From my 2009 Journal. Grief is a very private affair that sometimes turns public. In America we watch mourners at funerals, and if they don’t cry, we say that they are holding up well. I think Middle Easterners and my African friends have a better perspective. They set aside a time to wail and to mourn—publicly. Their cultural norm is to let the emotions out when a loved one passes away. There’s something healthy about this practice. So why do we keep back tears when we are in public?
Sometimes when you hurt, you want space to cry alone, away from prying eyes. I remember while at boarding school, crying alone or privately was nearly impossible. Someone invariably would insist on asking why you were crying and then try to fix it for you with platitudes: It’ll be all right. God knows best. Romans 8:28, etc. Or worse yet: Don’t cry! Sometimes you just didn’t feel like sharing your hurt with them, but it felt rude to say it was none of their business. All you really needed was for someone to hold you or cry with you.

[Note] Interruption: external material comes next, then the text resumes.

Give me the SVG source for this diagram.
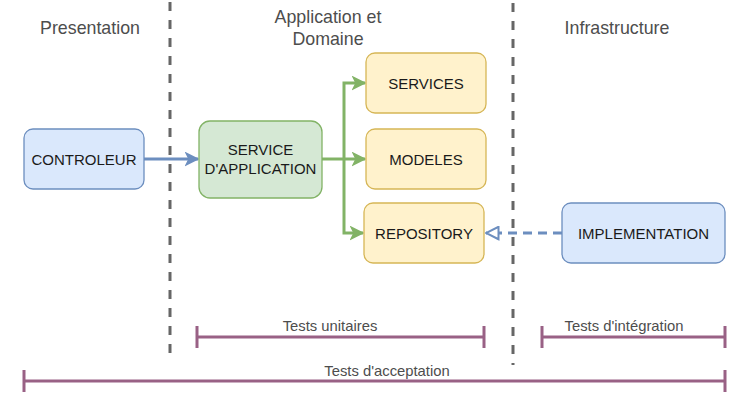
<svg xmlns="http://www.w3.org/2000/svg" width="750" height="407" viewBox="0 0 750 407">
<defs>
<style>
.title{font-family:"Liberation Sans",Arial,sans-serif;font-size:17.8px;fill:#4d4d4d;text-anchor:middle}
.lbl{font-family:"Liberation Sans",Arial,sans-serif;font-size:15px;fill:#1a1a1a;text-anchor:middle}
.tl{font-family:"Liberation Sans",Arial,sans-serif;font-size:14.8px;fill:#4d4d4d;text-anchor:middle}
.sep{stroke:#666;stroke-width:3;stroke-dasharray:9,9;fill:none}
.blue{fill:#dae8fc;stroke:#6c8ebf;stroke-width:1.3}
.green{fill:#d5e8d4;stroke:#82b366;stroke-width:1.3}
.yellow{fill:#fff2cc;stroke:#d6b656;stroke-width:1.3}
.bar{stroke:#996185;stroke-width:3;fill:none}
</style>
<marker id="ab" viewBox="0 0 10 10" refX="9" refY="5" markerWidth="5" markerHeight="5" orient="auto" markerUnits="strokeWidth"><path d="M0,0 L10,5 L0,10 L2.5,5 Z" fill="#6c8ebf"/></marker>
<marker id="ag" viewBox="0 0 10 10" refX="9" refY="5" markerWidth="5" markerHeight="5" orient="auto" markerUnits="strokeWidth"><path d="M0,0 L10,5 L0,10 L2.5,5 Z" fill="#82b366"/></marker>
<marker id="tri" viewBox="0 0 12 12" refX="11" refY="6" markerWidth="5" markerHeight="5" orient="auto" markerUnits="strokeWidth"><path d="M1,1 L11,6 L1,11 Z" fill="#fff" stroke="#6c8ebf" stroke-width="1.6"/></marker>
</defs>
<rect width="750" height="407" fill="#fff"/>
<g id="separators">
<line class="sep" x1="170" y1="2" x2="170" y2="362"/>
<line class="sep" x1="513" y1="3" x2="513" y2="365"/>
</g>
<g id="titles">
<text class="title" x="90" y="34">Presentation</text>
<text class="title" x="328" y="23">Application et</text>
<text class="title" x="328" y="45">Domaine</text>
<text class="title" x="617" y="34">Infrastructure</text>
</g>
<g id="connectors">
<line x1="144" y1="159" x2="198" y2="159" stroke="#6c8ebf" stroke-width="3" marker-end="url(#ab)"/>
<polyline points="322,159 344,159" stroke="#82b366" stroke-width="3" fill="none"/>
<polyline points="344,159 344,83 365,83" stroke="#82b366" stroke-width="3" fill="none" marker-end="url(#ag)"/>
<polyline points="344,159 365,159" stroke="#82b366" stroke-width="3" fill="none" marker-end="url(#ag)"/>
<polyline points="344,159 344,233 363,233" stroke="#82b366" stroke-width="3" fill="none" marker-end="url(#ag)"/>
<line x1="562" y1="233" x2="486" y2="233" stroke="#6c8ebf" stroke-width="3" stroke-dasharray="9,6" marker-end="url(#tri)"/>
</g>
<g id="controleur"><rect class="blue" x="24" y="129" width="120" height="60" rx="9"/><text class="lbl" x="84" y="164.5">CONTROLEUR</text></g>
<g id="service-application"><rect class="green" x="199" y="121" width="123" height="77" rx="11"/><text class="lbl" x="260.5" y="155">SERVICE</text><text class="lbl" x="260.5" y="174">D'APPLICATION</text></g>
<g id="services"><rect class="yellow" x="366" y="53" width="120" height="60" rx="9"/><text class="lbl" x="426" y="88.5">SERVICES</text></g>
<g id="modeles"><rect class="yellow" x="366" y="129" width="120" height="60" rx="9"/><text class="lbl" x="426" y="164.5">MODELES</text></g>
<g id="repository"><rect class="yellow" x="364" y="203" width="120" height="60" rx="9"/><text class="lbl" x="424" y="238.5">REPOSITORY</text></g>
<g id="implementation"><rect class="blue" x="562" y="203" width="163" height="60" rx="9"/><text class="lbl" x="643.5" y="238.5">IMPLEMENTATION</text></g>
<g id="tests-unitaires">
<path class="bar" d="M197,337 H484 M197,326 V348 M484,326 V348"/>
<text class="tl" x="330" y="331">Tests unitaires</text>
</g>
<g id="tests-integration">
<path class="bar" d="M542,337 H725 M542,326 V348 M725,326 V348"/>
<text class="tl" x="624" y="331">Tests d'intégration</text>
</g>
<g id="tests-acceptation">
<path class="bar" d="M24,381 H725 M24,370 V392 M725,370 V392"/>
<text class="tl" x="387" y="376">Tests d'acceptation</text>
</g>
</svg>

My Visual: When I am grieving, I have a secret place in my heart where fire is burning and glowing and I need to release that pain. But if someone opens the door of my heart without my permission and snatches that fire, and I don’t know if I can trust him or her or not with my heart, it feels like a violation.
It is okay to protect your heart. You don’t have to respond rudely if you don’t care to share. Just be honest: I don’t feel like talking about it right now. If they care about you, they’ll respect your space. If they’re pushy, just walk away. But that fire will consume you if you don’t open the door at some point. Grief needs to be released in order to heal a broken heart.
Arise, cry out in the night, as the watches of the night begin; pour out your heart like water in the presence of the Lord . . . (Lamentations 2:19).
How do you handle grief when you are in public and why?